Directive: Extract all lines containing "page".

Material provided:
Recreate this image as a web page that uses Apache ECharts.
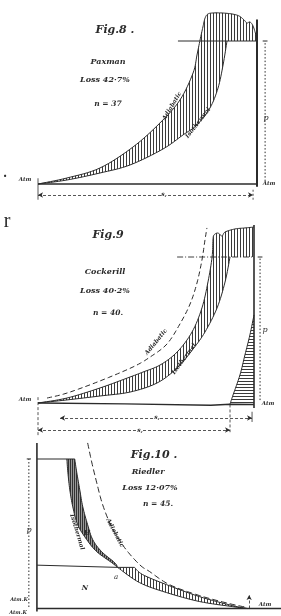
<!DOCTYPE html>
<html><head><meta charset="utf-8">
<script src="https://cdn.jsdelivr.net/npm/echarts@6/dist/echarts.min.js"></script>
<style>html,body{margin:0;padding:0;background:#fff}#c{width:281px;height:616px}</style>
</head><body><div id="c"></div>
<script>
// Units: x = % of piston stroke, y = % of delivery pressure p (0 = atmosphere)

// ---- Fig. 8  Paxman ----
const fig8Adiabatic  = [[0,0],[13.2,4.2],[28.3,11.2],[43.4,25.9],[55.7,42.7],[64.8,58.7],[70.8,77.6],[72.6,90.2],[74.0,100.7],[75.3,109.8],[76.3,116.1]];
const fig8Delivery   = [[77.6,118.9],[79.9,119.6],[84.0,119.6],[88.6,118.9],[91.8,117.5],[94.1,114.7],[95.4,112.6],[96.8,113.3],[98.2,110.5],[99.5,104.2],[100,100]];
const fig8Isothermal = [[0,0],[13.2,2.8],[28.3,7.7],[42.0,13.3],[57.1,24.5],[66.2,34.3],[72.6,41.3],[78.5,53.1],[82.2,67.1],[84.5,83.2],[86.3,100]];

// ---- Fig. 9  Cockerill ----
const fig9Actual     = [[0,0],[13.4,3.4],[28.7,10.3],[42.6,17.8],[48.6,21.2],[56.5,26.0],[64.4,34.9],[71.3,48.6],[75.9,65.1],[78.7,82.9],[80.6,100],[81.0,111.6],[81.5,115.1]];
const fig9Delivery   = [[83.3,116.4],[85.2,114.4],[86.6,117.1],[91.2,119.2],[95.8,119.9],[100,120.5]];
const fig9Isothermal = [[0,0],[13.4,2.1],[28.7,4.8],[42.6,7.5],[55.1,13.7],[64.4,24.0],[71.8,37.0],[77.3,48.6],[82.9,65.1],[86.6,82.9],[88.9,100]];
const fig9Adiabatic  = [[4.2,3.4],[13.4,6.8],[28.7,15.1],[44.0,24.7],[51.9,31.5],[59.7,40.4],[65.7,54.1],[70.4,67.8],[73.6,82.2],[75.9,97.9],[77.3,111.6],[78.2,119.9]];
const fig9Expansion  = [[88.9,-0.7],[90.3,5.5],[93.5,19.2],[95.8,32.9],[98.1,46.6],[100,60.3]];
const fig9Base       = [[0,0],[40,-0.6],[80,-1.5],[88.9,-0.9],[100,-1]];

// ---- Fig. 10  Riedler (two-stage) ----
const fig10IsothermalH = [[14.1,100],[14.6,90.7],[15.5,79.3],[16.9,68],[19.2,56],[23.5,46],[28.2,38],[35.2,30.7],[38.0,27.5]];
const fig10IsothermalN = [[38.0,27.5],[48.4,17.3],[61.0,10.7],[76.5,4.7],[92.0,1.3],[99.1,0]];
const fig10ActualH     = [[17.8,100],[18.8,90.7],[20.2,79.3],[21.6,68],[23.9,56],[26.3,46],[30.5,38],[36.6,30.7],[38.0,27.5]];
const fig10ActualN     = [[46.0,27.5],[49.8,22.7],[61.0,16],[76.5,8],[92.0,2],[99.1,0]];
const fig10Adiabatic   = [[23.9,110.7],[25.8,98],[28.2,84],[31,69.3],[35.2,54.7],[41.3,40.7],[48.4,29.3],[53.1,24.7],[62.4,16],[76.5,8.7],[90.6,3.3],[99.1,0.7]];
const fig10Intercool   = [[0,29],[38,27.5],[46,27.5]];

const INK = '#2b2b2b';

function hatchCanvas(dir, gap, ink, bg){
  const c = document.createElement('canvas'); c.width = gap; c.height = gap;
  const x = c.getContext('2d');
  if (bg){ x.fillStyle = bg; x.fillRect(0,0,gap,gap); }
  x.fillStyle = ink;
  if (dir === 'v') x.fillRect(0,0,1,gap); else x.fillRect(0,0,gap,1);
  return c;
}
const vHatch = {image: hatchCanvas('v',3,'#3a3a3a',null), repeat:'repeat'};
const hHatch = {image: hatchCanvas('h',3,'#3a3a3a',null), repeat:'repeat'};
const darkHatch = {image: hatchCanvas('v',2,'#333','#999'), repeat:'repeat'};

// Catmull-Rom smoothing of already-projected pixel points (drawing only)
function smoothPts(P, n){
  if (P.length < 3) return P;
  const out = [];
  for (let i = 0; i < P.length - 1; i++){
    const p0 = P[i-1] || P[i], p1 = P[i], p2 = P[i+1], p3 = P[i+2] || P[i+1];
    for (let t = 0; t < n; t++){
      const s = t/n, s2 = s*s, s3 = s2*s;
      out.push([0,1].map(k => 0.5*((2*p1[k]) + (-p0[k]+p2[k])*s + (2*p0[k]-5*p1[k]+4*p2[k]-p3[k])*s2 + (-p0[k]+3*p1[k]-3*p2[k]+p3[k])*s3)));
    }
  }
  out.push(P[P.length-1]);
  return out;
}

const series = [];
const fillEl = (pts, fill) => ({type:'polygon', shape:{points:pts}, style:{fill:fill, stroke:'none'}, z2:1});
const strokeEl = (pts, w, dash) => ({type:'polyline', shape:{points:pts}, style:{fill:null, stroke:INK, lineWidth:w||1, lineDash:dash||null}, z2:5});
function shapeSeries(g, build){
  series.push({type:'custom', xAxisIndex:g, yAxisIndex:g, data:[[0,0]], silent:true, z:2, clip:false,
    renderItem:(p, api) => {
      const C = d => api.coord(d);
      const S = pts => smoothPts(pts.map(C), 8);
      return {type:'group', children: build(S, C)};
    }});
}
function line(g, pts, width, type){
  series.push({type:'line', xAxisIndex:g, yAxisIndex:g, data:pts, symbol:'none', silent:true, z:3, clip:false,
    lineStyle:{color:INK, width:width||1, type:type||'solid'}});
}
function dim(g, from, to, syms){
  series.push({type:'line', xAxisIndex:g, yAxisIndex:g, data:[], silent:true, z:3,
    markLine:{silent:true, animation:false, symbol:syms||['arrow','arrow'], symbolSize:[4,5], label:{show:false},
      lineStyle:{color:INK, width:0.8, type:[3,2]}, data:[[{coord:from},{coord:to}]]}});
}

// Fig 8
shapeSeries(0, (S) => {
  const up = S(fig8Adiabatic.concat(fig8Delivery)), lo = S(fig8Isothermal);
  return [fillEl(up.concat(lo.slice().reverse()), vHatch), strokeEl(up, 1), strokeEl(lo, 1)];
});
line(0, [[63.9,100],[100,100]], 1);
line(0, [[100,-2],[100,115]], 2);
line(0, [[0,0],[100,0]], 1.6);
line(0, [[0,-11],[0,4]], 0.8);
line(0, [[98.2,-4],[98.2,-11]], 0.8, [2,2]);
dim(0, [0,-7.7], [98.2,-7.7]);
line(0, [[103.7,2],[103.7,100]], 1, [1.5,2]);
line(0, [[102.6,100],[104.8,100]], 1);

// Fig 9
shapeSeries(1, (S, C) => {
  const up = S(fig9Actual.concat(fig9Delivery)), lo = S(fig9Isothermal), ex = S(fig9Expansion);
  return [
    fillEl(up.concat([C([100,100])], lo.slice().reverse()), vHatch),
    fillEl(ex.concat([C([100,-1])]), hHatch),
    strokeEl(up, 1), strokeEl(lo, 1), strokeEl(ex, 1),
    strokeEl(S(fig9Adiabatic), 1, [5,3])
  ];
});
line(1, [[64.4,100],[100,100]], 0.9, [6,2,1,2]);
line(1, [[100,-3.4],[100,121.9]], 1.6);
line(1, fig9Base, 1.4);
line(1, [[0,-22],[0,4]], 0.8, [3,2]);
line(1, [[88.9,-1],[88.9,-20]], 0.8, [3,2]);
line(1, [[99.1,-6],[99.1,-13]], 0.8);
dim(1, [10.2,-10.3], [99.1,-10.3]);
dim(1, [0,-18.5], [88.9,-18.5]);
line(1, [[102.8,2],[102.8,100]], 1, [1.5,2]);
line(1, [[101.7,100],[103.9,100]], 1);

// Fig 10
shapeSeries(2, (S) => {
  const isoH = S(fig10IsothermalH), actH = S(fig10ActualH), isoN = S(fig10IsothermalN), actN = S(fig10ActualN);
  return [
    fillEl(isoH.concat(actH.slice().reverse()), darkHatch),
    fillEl([isoN[0]].concat(actN, isoN.slice().reverse()), vHatch),
    strokeEl(isoH, 1), strokeEl(isoN, 1), strokeEl(actH, 1), strokeEl(actN, 1),
    strokeEl(S(fig10Adiabatic), 1, [6,3])
  ];
});
line(2, fig10Intercool, 1);
line(2, [[0,100],[17.8,100]], 1.1);
line(2, [[0,-2],[0,110.7]], 1.6);
line(2, [[0,0],[115,0]], 1.3);
line(2, [[-3.8,1],[-3.8,100]], 1, [1.5,2]);
line(2, [[-4.8,100],[-2.8,100]], 1);
dim(2, [100,0], [100,9], ['none','arrow']);

function txt(s, x, y, size, opt){
  opt = opt || {};
  return {type:'text', x:x, y:y, rotation:(opt.rot||0)*Math.PI/180, silent:true, z:10,
    style:{text:s, x:0, y:0,
      font:(opt.st||'italic') + ' ' + (opt.w||'bold') + ' ' + size + 'px ' + (opt.fam||'"DejaVu Serif"'),
      fill:opt.fill||INK, align:'center', verticalAlign:'middle', textAlign:'center', textVerticalAlign:'middle',
      backgroundColor:opt.bg||null}};
}
const texts = [
  // stray fragments from the neighbouring page
  txt('.', 5, 174, 12, {st:'normal'}),
  txt('r', 7, 222, 20, {st:'normal', w:'normal', fam:'"Liberation Serif"'}),
  // Fig 8
  txt('Fig.8 .', 115, 30, 11),
  txt('Paxman', 108, 62, 8),
  txt('Loss 42·7%', 105, 80, 8),
  txt('n = 37', 108, 104, 7.5),
  txt('Adiabatic', 172, 106, 6, {rot:59}),
  txt('Isothermal', 198, 123, 6, {rot:52}),
  txt('p', 266, 118, 8, {w:'normal'}),
  txt('Atm', 25, 180, 5.5),
  txt('Atm', 269, 184, 5.5),
  txt('s,', 164, 194, 6, {bg:'#fff'}),
  // Fig 9
  txt('Fig.9', 108, 235, 11),
  txt('Cockerill', 105, 272, 8),
  txt('Loss 40·2%', 105, 291, 8),
  txt('n = 40.', 108, 313, 7.5),
  txt('Adiabatic', 156, 342, 6, {rot:51}),
  txt('Isothermal', 184, 359, 6, {rot:54}),
  txt('p', 265, 330, 8, {w:'normal'}),
  txt('Atm', 25, 400, 5.5),
  txt('Atm', 268, 404, 5.5),
  txt('s,', 157, 417, 6, {bg:'#fff'}),
  txt('s,', 140, 430, 6, {bg:'#fff'}),
  // Fig 10
  txt('Fig.10 .', 154, 455, 11),
  txt('Riedler', 148, 472, 8),
  txt('Loss 12·07%', 150, 488, 8),
  txt('n = 45.', 158, 504, 7.5),
  txt('Isothermal', 77, 532, 6, {rot:-73}),
  txt('Adiabatic', 115, 533, 6, {rot:-62}),
  txt('H', 87, 533, 7),
  txt('N', 85, 588, 7),
  txt('a', 116, 577, 7, {w:'normal'}),
  txt('p', 29, 530, 8, {w:'normal'}),
  txt('Atm.K', 19, 600, 5),
  txt('Atm.K', 18, 613, 5),
  txt('Atm', 265, 605, 5.5)
];

const ax = (g, min, max) => ({gridIndex:g, type:'value', min:min, max:max, show:false, splitLine:{show:false}});
const chart = echarts.init(document.getElementById('c'), null, {renderer:'canvas'});
chart.setOption({
  animation:false,
  backgroundColor:'#fff',
  grid:[
    {left:16.1, top:12.4, width:262.8, height:185.9},
    {left:16.4, top:220.5, width:259.2, height:219},
    {left:15.7, top:441, width:266.25, height:175.5}
  ],
  xAxis:[ax(0,-10,110), ax(1,-10,110), ax(2,-10,115)],
  yAxis:[ax(0,-10,120), ax(1,-25,125), ax(2,-5,112)],
  series:series,
  graphic:texts
});
</script></body></html>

Expected answer:
Recreate this image as a web page that uses Apache ECharts.
  // stray fragments from the neighbouring page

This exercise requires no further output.